> Data block:

(begin)

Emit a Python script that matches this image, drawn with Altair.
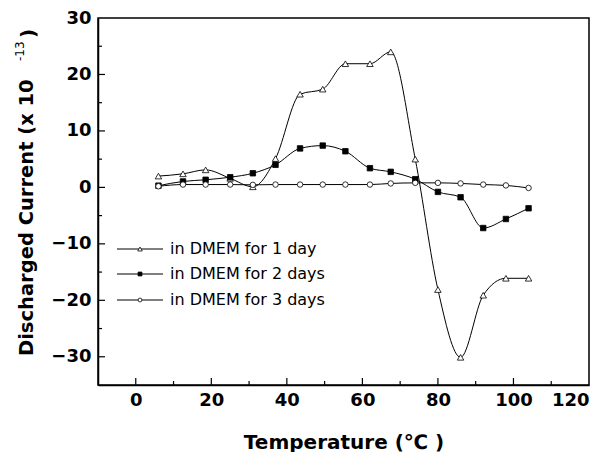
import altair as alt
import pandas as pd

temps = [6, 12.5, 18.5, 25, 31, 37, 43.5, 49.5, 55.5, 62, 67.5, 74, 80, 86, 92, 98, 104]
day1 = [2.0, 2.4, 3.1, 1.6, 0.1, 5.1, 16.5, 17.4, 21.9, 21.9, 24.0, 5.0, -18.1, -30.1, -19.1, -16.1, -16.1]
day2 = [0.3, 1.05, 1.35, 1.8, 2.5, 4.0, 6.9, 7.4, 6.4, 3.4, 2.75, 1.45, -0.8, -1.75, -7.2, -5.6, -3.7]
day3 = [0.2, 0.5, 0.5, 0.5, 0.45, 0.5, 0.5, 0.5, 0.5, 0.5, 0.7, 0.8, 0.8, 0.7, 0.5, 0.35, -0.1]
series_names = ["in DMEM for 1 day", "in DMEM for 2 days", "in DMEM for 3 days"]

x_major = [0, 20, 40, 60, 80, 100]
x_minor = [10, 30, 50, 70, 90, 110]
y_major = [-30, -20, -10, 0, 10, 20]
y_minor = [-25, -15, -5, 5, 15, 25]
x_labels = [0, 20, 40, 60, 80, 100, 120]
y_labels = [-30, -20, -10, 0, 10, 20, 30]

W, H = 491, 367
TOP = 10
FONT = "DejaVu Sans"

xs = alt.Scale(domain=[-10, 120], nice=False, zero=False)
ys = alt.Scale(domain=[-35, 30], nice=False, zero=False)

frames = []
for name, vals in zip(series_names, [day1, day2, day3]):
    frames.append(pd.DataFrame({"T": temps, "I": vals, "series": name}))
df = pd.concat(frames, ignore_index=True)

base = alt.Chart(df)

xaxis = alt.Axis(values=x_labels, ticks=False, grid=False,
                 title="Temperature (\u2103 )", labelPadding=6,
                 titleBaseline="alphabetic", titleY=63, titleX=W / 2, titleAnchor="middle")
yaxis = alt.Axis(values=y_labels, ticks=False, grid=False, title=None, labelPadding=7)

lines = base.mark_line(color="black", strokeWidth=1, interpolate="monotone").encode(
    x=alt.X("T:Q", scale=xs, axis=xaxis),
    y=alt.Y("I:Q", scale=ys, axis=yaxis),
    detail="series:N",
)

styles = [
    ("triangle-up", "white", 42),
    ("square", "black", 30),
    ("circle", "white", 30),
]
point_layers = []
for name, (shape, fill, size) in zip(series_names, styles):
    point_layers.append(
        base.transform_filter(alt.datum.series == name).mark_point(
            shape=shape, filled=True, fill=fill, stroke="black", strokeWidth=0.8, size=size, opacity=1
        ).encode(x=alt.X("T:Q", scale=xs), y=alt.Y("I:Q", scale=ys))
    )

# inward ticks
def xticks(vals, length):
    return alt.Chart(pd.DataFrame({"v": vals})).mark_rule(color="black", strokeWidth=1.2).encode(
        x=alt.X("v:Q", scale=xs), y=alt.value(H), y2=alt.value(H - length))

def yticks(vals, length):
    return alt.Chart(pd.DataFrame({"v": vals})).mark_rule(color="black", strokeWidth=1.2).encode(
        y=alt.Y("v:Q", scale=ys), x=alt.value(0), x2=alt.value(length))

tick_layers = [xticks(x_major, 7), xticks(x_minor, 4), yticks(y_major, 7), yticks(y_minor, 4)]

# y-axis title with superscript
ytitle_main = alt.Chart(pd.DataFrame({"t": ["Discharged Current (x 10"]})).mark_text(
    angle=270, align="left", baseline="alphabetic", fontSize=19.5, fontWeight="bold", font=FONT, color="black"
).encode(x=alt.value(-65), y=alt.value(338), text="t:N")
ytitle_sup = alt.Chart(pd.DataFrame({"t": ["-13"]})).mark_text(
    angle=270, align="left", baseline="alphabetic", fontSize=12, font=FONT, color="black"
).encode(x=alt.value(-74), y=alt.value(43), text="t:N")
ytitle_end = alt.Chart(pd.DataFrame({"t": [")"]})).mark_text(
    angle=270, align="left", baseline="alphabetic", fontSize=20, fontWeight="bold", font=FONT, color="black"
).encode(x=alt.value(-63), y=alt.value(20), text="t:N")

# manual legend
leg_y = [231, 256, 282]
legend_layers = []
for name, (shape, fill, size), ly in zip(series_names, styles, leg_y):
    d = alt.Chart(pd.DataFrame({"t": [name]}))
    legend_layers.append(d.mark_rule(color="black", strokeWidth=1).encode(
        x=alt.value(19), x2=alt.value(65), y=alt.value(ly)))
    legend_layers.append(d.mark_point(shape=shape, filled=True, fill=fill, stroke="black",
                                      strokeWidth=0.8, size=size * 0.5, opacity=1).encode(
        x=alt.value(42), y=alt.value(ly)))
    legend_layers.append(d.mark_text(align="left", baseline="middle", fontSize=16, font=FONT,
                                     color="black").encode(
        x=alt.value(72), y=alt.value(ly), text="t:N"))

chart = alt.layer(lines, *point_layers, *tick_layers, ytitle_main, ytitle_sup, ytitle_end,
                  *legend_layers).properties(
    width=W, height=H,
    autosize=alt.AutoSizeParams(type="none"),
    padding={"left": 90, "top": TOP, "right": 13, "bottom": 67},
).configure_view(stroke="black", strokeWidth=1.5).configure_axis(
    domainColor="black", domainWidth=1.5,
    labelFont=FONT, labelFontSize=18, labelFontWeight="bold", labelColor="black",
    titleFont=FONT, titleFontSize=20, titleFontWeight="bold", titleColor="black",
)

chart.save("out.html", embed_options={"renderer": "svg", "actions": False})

(end)

> Requirement: Return nothing but the lines running from the start of the data to the line with "import pandas as pd", please, both ends included and no pictures.

> Reply to the task:
Emit a Python script that matches this image, drawn with Altair.
import altair as alt
import pandas as pd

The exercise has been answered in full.